Recall Winter Storm Uri in February 2021, when millions were left without power and at least 246 people died, mostly in Texas. Throughout the state and surrounding area, 604 gas power plants suffered outages and lower power output during Uri, representing far more megawatts than any other type of power plant. 

Winter is no longer our only worry. As climate change fuels increasingly hot summers, the rising heat will force more fossil fuel power plants to shut down or run at reduced capacity than in previous years. Thankfully, solar can pick up the slack, and storage will grow significantly in the next several years. 

This isn’t to say that renewable energy is infallible; after all, many wind turbines also froze during Uri. And solar doesn’t work when the skies are dark or at night, and wind doesn’t produce when the wind isn’t blowing. But they are complementary—wind often blows strongest at night and least during the day, when solar energy is producing the most power. Plus, both share a “priceless” attribute not found with fossil power: their fuel source of sun and wind energy is free.

How should Texas reduce its risks in the future? First, it should embrace rather than resist renewable energy and storage. It has rich wind and solar energy resources and can help to grow new clean tech industries. 

Texas would also do well to consider connecting its grid to the rest of the country. Most of the Texas grid is disconnected from the rest of the country, driven by a misplaced fear of federal jurisdiction. The reality is that an interconnected grid will save lives, reduce the risk of crippling economic damage, and lower power costs. 

Connecting Texas to the rest of the country would allow Texans to benefit from power imports from other parts of the country during extreme weather. And vice versa; Texas’s plentiful clean energy resources could support other regions of the country when they face weather emergencies. 

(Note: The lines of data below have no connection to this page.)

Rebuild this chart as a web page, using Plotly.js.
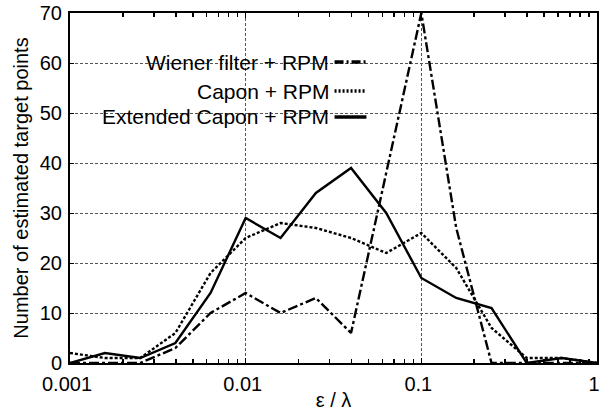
<!DOCTYPE html>
<html><head><meta charset="utf-8">
<script src="https://cdn.plot.ly/plotly-3.0.1.min.js"></script>
<style>html,body{margin:0;padding:0;background:#fff}#chart{width:600px;height:411px}</style>
</head><body><div id="chart"></div>
<script>
const epsOverLambda = [0.001, 0.00158, 0.00251, 0.00398, 0.00631, 0.01, 0.0158, 0.0251, 0.0398, 0.0631, 0.1, 0.158, 0.251, 0.398, 0.631, 1];
const wienerRPM   = [0, 0, 0, 3, 10, 14, 10, 13, 6, 38, 70, 27, 0, 0, 0, 0];
const caponRPM    = [2, 1, 1, 6, 18, 25, 28, 27, 25, 22, 26, 19, 7, 1, 1, 0];
const extCaponRPM = [0, 2, 1, 4, 14, 29, 25, 34, 39, 30, 17, 13, 11, 0, 1, 0];
const seriesNames = ["Wiener filter + RPM", "Capon + RPM", "Extended Capon + RPM"];
const yTicks = [0, 10, 20, 30, 40, 50, 60, 70];

const dashes = ["10px,3px,3px,3px", "3px,2px", "solid"];
const ys = [wienerRPM, caponRPM, extCaponRPM];
const traces = ys.map((y, i) => ({
  x: epsOverLambda, y: y, type: "scatter", mode: "lines", name: seriesNames[i],
  line: {color: "#000", width: 2.4, dash: dashes[i]}, showlegend: false
}));

const font = {family: "Liberation Sans, Arial, sans-serif", size: 20, color: "#000"};
const legFont = {family: "Liberation Sans, Arial, sans-serif", size: 21, color: "#000"};
const legY = [0.86, 0.777, 0.703];
const annotations = seriesNames.map((n, i) => ({
  xref: "paper", yref: "paper", x: 0.4955, y: legY[i], xanchor: "right", yanchor: "middle",
  text: n, showarrow: false, font: legFont
}));
const shapes = [{type: "rect", xref: "paper", yref: "paper", x0: 0.057, x1: 0.587, y0: 0.651, y1: 0.937,
  fillcolor: "#fff", line: {width: 0}, layer: "between"}];
seriesNames.forEach((n, i) => shapes.push({
  type: "line", xref: "paper", yref: "paper", x0: 0.502, x1: 0.5625, y0: legY[i], y1: legY[i],
  line: {color: "#000", width: 3.5, dash: i === 0 ? "9px,3px,2px,3px" : (i === 1 ? "2px,2px" : "solid")}, layer: "above"
}));

const layout = {
  width: 600, height: 411,
  margin: {l: 70, r: 3, t: 13, b: 48},
  paper_bgcolor: "#fff", plot_bgcolor: "#fff",
  font: font,
  showlegend: false,
  xaxis: {
    type: "log", range: [-3, 0], tickmode: "linear", tick0: 0, dtick: 1,
    ticks: "inside", ticklen: 5, tickcolor: "#000",
    ticklabeloverflow: "allow", ticklabelstandoff: 2, ticklabelshift: -3,
    showline: true, linecolor: "#000", linewidth: 2, mirror: "ticks",
    showgrid: true, gridcolor: "#555", griddash: "3px,2px", gridwidth: 1,
    zeroline: false,
    minor: {ticks: "inside", ticklen: 4, tickcolor: "#000", tickwidth: 1.5, showgrid: false},
    title: {text: "ε / λ", font: font, standoff: 2},
    tickfont: font
  },
  yaxis: {
    range: [0, 70], tickmode: "array", tickvals: yTicks,
    ticks: "inside", ticklen: 4, tickcolor: "#000",
    showline: true, linecolor: "#000", linewidth: 2, mirror: "ticks",
    showgrid: true, gridcolor: "#555", griddash: "3px,2px", gridwidth: 1,
    zeroline: false, ticklabelstandoff: 2,
    title: {text: "Number of estimated target points", font: font, standoff: 6},
    tickfont: font
  },
  annotations: annotations,
  shapes: shapes
};
Plotly.newPlot("chart", traces, layout, {staticPlot: true});
</script></body></html>
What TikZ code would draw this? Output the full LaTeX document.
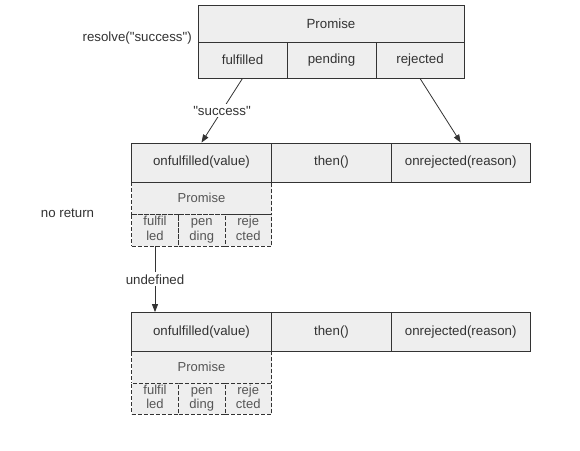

The reality is that extreme weather is only going to get worse; indeed, July 3 was the hottest day ever recorded on earth. Gas and coal will either continue to fail to meet demand or will become extraordinarily costly to protect against failure while continuing to fuel the very climate change contributing to extreme weather. Now is the time for Texas to seize the moment and lean into the transition to renewable power that keeps the lights on for all Texans.